Measurements for the wind industry: moving beyond the 10-minute averaged data

Introduction

Measurements for the wind resource assessment as well as the wind turbine power curve validation are based on an averaging period of 10 minutes. The representativeness of ceratin parameters averaged with this period is examined, as well as the advantages and disadvantages of using a smaller averaging period.

Approach

Wind data obtained with an averaging period of 1 minute are processed and averaged based on a period of 2, 5 and 10 minutes. The effect of using a different period than the industry standard of 10 minutes is examined, according to the changes in the resulting data distribution, general statistics and the measured wind power density.

Main body of abstract

The standard measurement practice in the wind industry has established the use of 10-minute averaged data. This practice has been based on research under the meteorological scope, which examines the time scales of the natural wind phenomena. However, this averaging period might be improperly large for the wind energy industry, as the time scales of the wind energy conversion are far different. Modern wind turbines which present improved operational characteristics, respond to changes in the wind in a fraction of this period. Yet their power curve validation relies on measurements averaged over a period in which the actual wind presents high variations in the real field, while other meteorological factors appear stable. Prior to the power curve test, the wind resource assessment of a site which is based on 10-minute averaged data might overlook variations in the wind power density which are captured by the wind turbine, but are neglected as the data is averaged for a 10-minute interval. This effect could be of higher significance especially in the cut-in wind speed region. All the above could lead to discrepancy between the assessment wind data, the calculated wind turbine yield and the actual energy yield. The possibilities of reducing this discrepancy by using a smaller averaging period, and disengaging the measurements for the wind energy industry from the 10-minute averaging practice are examined in this work.

Conclusion

Narrowing the averaging period in the wind measurements, leads to an observation of improvement in the accuracy regarding the measured wind power density and its variations. By moving the whole measurement chain to a smaller averaging period, new possibilities arise for improved accuracy and representativeness of the results, regarding both the wind resource assessment and the validation of the wind turbine power curve.

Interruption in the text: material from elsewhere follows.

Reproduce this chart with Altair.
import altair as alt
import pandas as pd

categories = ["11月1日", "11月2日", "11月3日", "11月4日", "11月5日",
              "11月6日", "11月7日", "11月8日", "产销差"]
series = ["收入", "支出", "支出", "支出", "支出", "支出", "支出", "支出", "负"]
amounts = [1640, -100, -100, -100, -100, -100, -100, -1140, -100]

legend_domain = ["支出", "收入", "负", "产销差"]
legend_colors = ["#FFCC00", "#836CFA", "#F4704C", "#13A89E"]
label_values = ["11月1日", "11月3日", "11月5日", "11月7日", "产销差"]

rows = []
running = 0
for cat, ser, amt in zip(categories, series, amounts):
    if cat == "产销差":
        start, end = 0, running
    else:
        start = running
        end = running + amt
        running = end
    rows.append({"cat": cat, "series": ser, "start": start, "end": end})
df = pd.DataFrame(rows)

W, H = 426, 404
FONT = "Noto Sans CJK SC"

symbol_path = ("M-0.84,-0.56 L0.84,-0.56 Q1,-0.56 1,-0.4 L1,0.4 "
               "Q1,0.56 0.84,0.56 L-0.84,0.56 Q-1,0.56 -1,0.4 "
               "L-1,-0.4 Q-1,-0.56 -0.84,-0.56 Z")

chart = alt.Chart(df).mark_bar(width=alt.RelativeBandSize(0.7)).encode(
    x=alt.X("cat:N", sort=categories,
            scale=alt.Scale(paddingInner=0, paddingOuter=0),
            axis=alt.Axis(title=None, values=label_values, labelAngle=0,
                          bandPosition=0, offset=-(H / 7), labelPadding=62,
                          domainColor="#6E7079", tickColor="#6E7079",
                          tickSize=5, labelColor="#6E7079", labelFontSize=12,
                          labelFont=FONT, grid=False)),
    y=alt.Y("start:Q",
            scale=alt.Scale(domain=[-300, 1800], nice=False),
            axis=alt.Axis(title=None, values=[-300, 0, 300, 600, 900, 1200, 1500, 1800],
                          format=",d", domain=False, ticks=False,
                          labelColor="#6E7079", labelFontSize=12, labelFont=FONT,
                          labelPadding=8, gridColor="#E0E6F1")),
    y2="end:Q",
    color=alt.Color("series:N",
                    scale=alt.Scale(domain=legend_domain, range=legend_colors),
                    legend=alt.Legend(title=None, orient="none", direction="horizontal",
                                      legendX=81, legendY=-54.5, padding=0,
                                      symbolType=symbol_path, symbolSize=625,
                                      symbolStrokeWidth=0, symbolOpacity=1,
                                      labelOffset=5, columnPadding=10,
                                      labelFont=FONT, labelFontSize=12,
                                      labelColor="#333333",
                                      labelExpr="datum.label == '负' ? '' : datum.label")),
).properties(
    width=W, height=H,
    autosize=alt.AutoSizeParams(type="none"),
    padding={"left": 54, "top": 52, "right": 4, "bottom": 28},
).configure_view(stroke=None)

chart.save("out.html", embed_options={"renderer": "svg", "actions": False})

Nowadays this change can be supported by the measurement technical background, as higher data storage is easily available and affordable, while modern processing power can effortlessly manipulate larger data sets.


Learning objectives
The effect of using various averaging periods on the measurements regarding the wind energy industry is examined, aimed at clarifying the alteration in the wind resource assessment parameters than can also affect the calculated energy yield.